Take a look at the latest bulletin via the Ann Craft Trust website
Changes to the EYFS safeguarding requirements from September 2025
From September 2025 the Early Years foundation stage safeguarding requirements will be strengthened. Below are some of the changes you need to be aware of for your settings:
- Amendments to promote safer recruitment
- New requirements for providers to follow up if a child is absent
- New requirements to ensure safer eating.
- Changes to safeguarding training and to ensure that early years students and trainees are required to have paediatric first aid training
- New requirements to support whistleblowing.
- Amendments to ensure that children’s privacy during nappy changing and toileting is considered and balanced with safeguarding considerations.
To find out more visit the government website and the OSCP website
Understanding research in practice brief guides: clear, accessible information for adults and carers
When navigating adult social care, whether for yourself or someone you support, it can be difficult to find clear, reliable information. That’s where Research in Practice Brief Guides come in.
Their Brief Guides are short, accessible resources designed to help people with lived experience of care and support, and their carers, to understand important topics in adult social care. The aim of these guides is to support people to understand their rights and make informed choices. Topics include Safeguarding Adults, Assessment, Financial Abuse and there are many more.

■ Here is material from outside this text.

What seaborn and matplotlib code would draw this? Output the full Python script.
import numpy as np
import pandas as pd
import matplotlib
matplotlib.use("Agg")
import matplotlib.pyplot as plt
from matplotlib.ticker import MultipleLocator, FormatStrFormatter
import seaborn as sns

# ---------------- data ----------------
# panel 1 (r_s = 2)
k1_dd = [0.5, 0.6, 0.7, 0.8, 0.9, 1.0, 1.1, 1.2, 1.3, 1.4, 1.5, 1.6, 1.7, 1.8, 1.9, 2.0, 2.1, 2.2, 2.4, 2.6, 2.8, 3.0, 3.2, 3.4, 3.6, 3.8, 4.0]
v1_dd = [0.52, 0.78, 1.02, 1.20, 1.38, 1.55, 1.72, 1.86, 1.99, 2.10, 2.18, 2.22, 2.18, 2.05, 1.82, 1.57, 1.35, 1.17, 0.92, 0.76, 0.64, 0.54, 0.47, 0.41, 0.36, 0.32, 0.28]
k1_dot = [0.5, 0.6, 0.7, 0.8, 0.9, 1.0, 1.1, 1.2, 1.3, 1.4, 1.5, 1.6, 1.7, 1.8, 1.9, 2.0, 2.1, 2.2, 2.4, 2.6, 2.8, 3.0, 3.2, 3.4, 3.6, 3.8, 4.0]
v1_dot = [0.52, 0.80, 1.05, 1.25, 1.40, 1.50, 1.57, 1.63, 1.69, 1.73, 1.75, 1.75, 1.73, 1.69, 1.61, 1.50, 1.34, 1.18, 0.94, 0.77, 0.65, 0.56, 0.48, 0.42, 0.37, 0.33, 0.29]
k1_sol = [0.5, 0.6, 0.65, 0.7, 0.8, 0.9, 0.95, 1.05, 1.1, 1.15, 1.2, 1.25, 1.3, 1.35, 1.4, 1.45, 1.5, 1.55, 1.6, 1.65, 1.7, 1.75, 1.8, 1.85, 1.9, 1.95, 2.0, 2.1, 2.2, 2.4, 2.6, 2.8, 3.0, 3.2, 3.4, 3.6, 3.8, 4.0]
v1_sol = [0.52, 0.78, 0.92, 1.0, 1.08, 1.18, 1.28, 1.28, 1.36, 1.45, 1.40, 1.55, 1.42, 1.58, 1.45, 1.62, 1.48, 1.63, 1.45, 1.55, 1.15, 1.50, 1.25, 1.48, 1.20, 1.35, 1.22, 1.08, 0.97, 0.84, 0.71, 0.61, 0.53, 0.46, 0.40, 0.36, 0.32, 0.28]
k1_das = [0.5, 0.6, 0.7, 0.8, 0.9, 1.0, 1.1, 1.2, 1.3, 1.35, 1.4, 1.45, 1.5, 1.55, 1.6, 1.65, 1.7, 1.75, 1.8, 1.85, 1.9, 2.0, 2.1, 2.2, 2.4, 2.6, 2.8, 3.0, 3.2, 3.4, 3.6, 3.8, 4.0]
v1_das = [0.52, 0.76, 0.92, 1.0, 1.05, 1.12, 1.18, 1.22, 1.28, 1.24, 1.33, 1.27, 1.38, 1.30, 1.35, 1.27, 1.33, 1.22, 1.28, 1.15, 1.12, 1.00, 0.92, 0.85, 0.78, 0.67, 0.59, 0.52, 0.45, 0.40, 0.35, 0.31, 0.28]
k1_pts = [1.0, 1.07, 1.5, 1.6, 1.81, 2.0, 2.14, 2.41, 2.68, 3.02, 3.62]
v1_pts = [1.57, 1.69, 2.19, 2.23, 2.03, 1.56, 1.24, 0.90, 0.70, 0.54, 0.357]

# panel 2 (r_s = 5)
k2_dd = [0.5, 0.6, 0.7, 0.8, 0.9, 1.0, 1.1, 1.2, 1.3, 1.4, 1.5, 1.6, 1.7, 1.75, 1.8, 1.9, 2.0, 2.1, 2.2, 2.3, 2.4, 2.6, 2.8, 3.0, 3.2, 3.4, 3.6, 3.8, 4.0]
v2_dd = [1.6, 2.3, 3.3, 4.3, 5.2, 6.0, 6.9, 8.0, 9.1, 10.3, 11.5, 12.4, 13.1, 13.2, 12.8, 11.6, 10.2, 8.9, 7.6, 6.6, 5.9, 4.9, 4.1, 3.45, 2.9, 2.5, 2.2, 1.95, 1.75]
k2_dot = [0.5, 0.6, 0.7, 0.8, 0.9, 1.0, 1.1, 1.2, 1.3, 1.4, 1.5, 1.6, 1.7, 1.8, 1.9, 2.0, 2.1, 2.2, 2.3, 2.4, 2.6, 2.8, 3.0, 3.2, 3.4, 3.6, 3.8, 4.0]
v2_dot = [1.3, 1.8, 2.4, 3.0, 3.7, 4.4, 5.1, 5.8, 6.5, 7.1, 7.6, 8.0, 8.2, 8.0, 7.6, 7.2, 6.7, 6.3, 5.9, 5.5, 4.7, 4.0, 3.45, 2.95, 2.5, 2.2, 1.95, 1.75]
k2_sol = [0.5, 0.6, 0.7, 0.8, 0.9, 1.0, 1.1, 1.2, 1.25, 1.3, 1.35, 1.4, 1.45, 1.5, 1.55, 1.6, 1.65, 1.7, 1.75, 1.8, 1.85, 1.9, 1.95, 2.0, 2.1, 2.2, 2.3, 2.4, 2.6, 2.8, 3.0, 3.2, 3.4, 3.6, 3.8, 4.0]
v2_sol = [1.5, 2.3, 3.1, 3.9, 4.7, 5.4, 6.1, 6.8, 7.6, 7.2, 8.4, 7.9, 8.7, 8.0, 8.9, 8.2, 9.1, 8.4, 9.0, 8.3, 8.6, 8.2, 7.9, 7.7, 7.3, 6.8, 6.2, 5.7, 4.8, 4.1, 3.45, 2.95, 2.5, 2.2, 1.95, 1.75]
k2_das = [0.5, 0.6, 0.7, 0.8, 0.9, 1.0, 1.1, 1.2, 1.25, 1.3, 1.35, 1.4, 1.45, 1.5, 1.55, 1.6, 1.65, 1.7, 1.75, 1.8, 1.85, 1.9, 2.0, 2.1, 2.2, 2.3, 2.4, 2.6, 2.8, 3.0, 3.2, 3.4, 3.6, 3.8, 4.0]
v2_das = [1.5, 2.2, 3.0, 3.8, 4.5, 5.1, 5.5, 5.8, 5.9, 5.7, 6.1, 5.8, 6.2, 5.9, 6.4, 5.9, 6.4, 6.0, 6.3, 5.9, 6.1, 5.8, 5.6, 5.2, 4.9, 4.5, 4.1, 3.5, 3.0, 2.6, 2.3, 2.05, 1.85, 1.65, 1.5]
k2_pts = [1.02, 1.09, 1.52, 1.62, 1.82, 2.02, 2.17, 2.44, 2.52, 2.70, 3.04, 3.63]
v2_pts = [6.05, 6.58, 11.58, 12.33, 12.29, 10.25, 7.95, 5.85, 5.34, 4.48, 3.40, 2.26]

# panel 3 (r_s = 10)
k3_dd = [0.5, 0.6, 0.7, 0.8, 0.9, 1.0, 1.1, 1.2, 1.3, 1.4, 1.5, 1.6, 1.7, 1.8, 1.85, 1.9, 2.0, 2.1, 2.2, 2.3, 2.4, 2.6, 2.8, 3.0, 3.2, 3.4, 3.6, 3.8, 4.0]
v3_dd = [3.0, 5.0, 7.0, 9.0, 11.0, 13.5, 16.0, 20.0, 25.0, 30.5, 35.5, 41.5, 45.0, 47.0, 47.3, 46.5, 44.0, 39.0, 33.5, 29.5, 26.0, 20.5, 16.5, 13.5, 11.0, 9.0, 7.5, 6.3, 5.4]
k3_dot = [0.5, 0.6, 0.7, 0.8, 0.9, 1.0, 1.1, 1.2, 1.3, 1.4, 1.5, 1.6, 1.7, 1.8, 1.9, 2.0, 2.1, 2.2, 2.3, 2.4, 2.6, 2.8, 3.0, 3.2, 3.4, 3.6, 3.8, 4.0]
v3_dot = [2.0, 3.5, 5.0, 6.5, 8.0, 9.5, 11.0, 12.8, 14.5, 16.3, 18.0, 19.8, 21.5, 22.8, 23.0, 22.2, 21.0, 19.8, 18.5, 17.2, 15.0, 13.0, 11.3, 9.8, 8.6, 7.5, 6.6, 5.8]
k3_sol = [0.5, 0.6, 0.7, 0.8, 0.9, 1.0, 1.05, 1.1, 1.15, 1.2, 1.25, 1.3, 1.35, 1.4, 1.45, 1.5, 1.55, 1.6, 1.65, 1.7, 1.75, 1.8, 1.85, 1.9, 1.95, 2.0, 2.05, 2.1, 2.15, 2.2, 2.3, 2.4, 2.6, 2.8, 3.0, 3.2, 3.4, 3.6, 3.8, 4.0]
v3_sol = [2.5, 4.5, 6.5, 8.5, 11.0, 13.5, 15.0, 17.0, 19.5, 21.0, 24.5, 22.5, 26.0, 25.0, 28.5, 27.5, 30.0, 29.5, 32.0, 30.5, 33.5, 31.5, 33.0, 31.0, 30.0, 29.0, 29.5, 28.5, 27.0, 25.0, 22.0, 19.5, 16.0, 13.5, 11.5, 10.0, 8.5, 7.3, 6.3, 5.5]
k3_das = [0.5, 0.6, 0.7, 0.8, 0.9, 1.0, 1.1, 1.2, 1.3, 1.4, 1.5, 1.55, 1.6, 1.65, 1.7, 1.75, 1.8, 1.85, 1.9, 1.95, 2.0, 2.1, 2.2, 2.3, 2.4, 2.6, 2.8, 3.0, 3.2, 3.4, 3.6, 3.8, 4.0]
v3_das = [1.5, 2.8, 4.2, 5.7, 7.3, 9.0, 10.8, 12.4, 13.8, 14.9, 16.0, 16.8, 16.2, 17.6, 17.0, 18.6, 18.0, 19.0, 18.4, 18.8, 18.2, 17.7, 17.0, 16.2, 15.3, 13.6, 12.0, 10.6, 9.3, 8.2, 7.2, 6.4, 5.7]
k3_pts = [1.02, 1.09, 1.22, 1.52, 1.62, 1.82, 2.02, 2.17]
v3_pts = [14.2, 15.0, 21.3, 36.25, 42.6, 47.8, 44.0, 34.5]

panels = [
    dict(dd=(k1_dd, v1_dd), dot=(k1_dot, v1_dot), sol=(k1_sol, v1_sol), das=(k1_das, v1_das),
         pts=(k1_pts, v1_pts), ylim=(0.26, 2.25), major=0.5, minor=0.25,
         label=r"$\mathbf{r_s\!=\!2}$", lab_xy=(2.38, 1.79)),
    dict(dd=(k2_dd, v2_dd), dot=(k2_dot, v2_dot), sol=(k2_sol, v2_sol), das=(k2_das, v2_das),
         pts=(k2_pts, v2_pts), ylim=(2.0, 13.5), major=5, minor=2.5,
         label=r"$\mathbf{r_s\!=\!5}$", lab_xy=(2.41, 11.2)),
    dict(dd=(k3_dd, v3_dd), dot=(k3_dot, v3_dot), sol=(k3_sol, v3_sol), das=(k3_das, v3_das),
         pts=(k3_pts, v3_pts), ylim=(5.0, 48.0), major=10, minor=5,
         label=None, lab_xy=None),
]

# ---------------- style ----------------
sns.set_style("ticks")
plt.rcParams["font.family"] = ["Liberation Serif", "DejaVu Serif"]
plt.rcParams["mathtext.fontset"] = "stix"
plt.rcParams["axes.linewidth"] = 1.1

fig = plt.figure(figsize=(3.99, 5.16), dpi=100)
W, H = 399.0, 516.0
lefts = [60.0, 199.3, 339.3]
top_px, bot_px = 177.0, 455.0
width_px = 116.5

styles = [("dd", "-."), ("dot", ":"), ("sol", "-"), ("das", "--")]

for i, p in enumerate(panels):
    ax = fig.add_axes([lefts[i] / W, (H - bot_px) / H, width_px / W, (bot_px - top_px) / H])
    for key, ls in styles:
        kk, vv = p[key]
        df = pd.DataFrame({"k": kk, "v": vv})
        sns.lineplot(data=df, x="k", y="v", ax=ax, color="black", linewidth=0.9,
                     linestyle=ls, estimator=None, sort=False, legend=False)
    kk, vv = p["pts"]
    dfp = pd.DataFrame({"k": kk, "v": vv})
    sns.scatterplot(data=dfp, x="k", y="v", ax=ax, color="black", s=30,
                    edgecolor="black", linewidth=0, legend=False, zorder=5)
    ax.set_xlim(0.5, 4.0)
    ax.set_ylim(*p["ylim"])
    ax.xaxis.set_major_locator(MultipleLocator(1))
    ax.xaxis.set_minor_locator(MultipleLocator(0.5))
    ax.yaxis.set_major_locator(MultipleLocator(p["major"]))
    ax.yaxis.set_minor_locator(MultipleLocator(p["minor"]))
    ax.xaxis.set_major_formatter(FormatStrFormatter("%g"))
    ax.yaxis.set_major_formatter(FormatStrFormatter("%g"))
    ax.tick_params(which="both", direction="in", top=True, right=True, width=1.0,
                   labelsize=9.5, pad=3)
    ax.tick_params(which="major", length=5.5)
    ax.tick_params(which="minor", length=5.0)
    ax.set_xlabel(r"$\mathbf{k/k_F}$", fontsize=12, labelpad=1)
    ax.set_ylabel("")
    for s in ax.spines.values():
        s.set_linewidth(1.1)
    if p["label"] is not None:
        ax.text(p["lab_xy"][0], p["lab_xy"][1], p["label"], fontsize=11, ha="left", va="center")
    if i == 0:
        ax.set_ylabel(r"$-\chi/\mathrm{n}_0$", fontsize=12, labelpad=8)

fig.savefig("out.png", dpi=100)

Find out more via the Research in Practice website
Keeping children safe in education 2025 - for information version published
The Keeping Children Safe in Education (KCSIE) 2025 guidance was published by the Department for Education (DfE) in July 2025. This draft version is for informational purposes, and the final version, which will come into force on 1 September 2025, is expected to be published sometime in September.
Until then, schools and colleges should continue to follow the 2024 guidance. The draft includes technical updates and legal language realignment but does not introduce significant policy changes. You can watch a video explaining the changes; this is shared courtesy of Andrew Hall, safeguarding in schools.
Prevent Education Working Group
This week the Safeguarding Advisor for Education met with schools from across Oldham to participate in a working group to develop a prevent handbook for professionals working in educational settings.
They explored what was needed to support staff, senior leaders and Designated Safeguarding Leads with the prevent duty guidance so that they were confident to recognise, respond and report concerns to help safeguard children and young people who were at risk of being drawn in terrorism or extremism.
The working group were excited to develop this new handbook for Oldham and felt that the final product will be beneficial for staff to use as a valuable safeguarding resource for staff training and induction, as well as for general reference if they have concerns. Schools who participated in the working group provided examples of good practice linked to British values and wider curriculum.
The next steps for the working group is to action the points discussed to generate the final draft of the handbook so that it can be shared with the relevant agencies before going out to educational settings in the new academic year.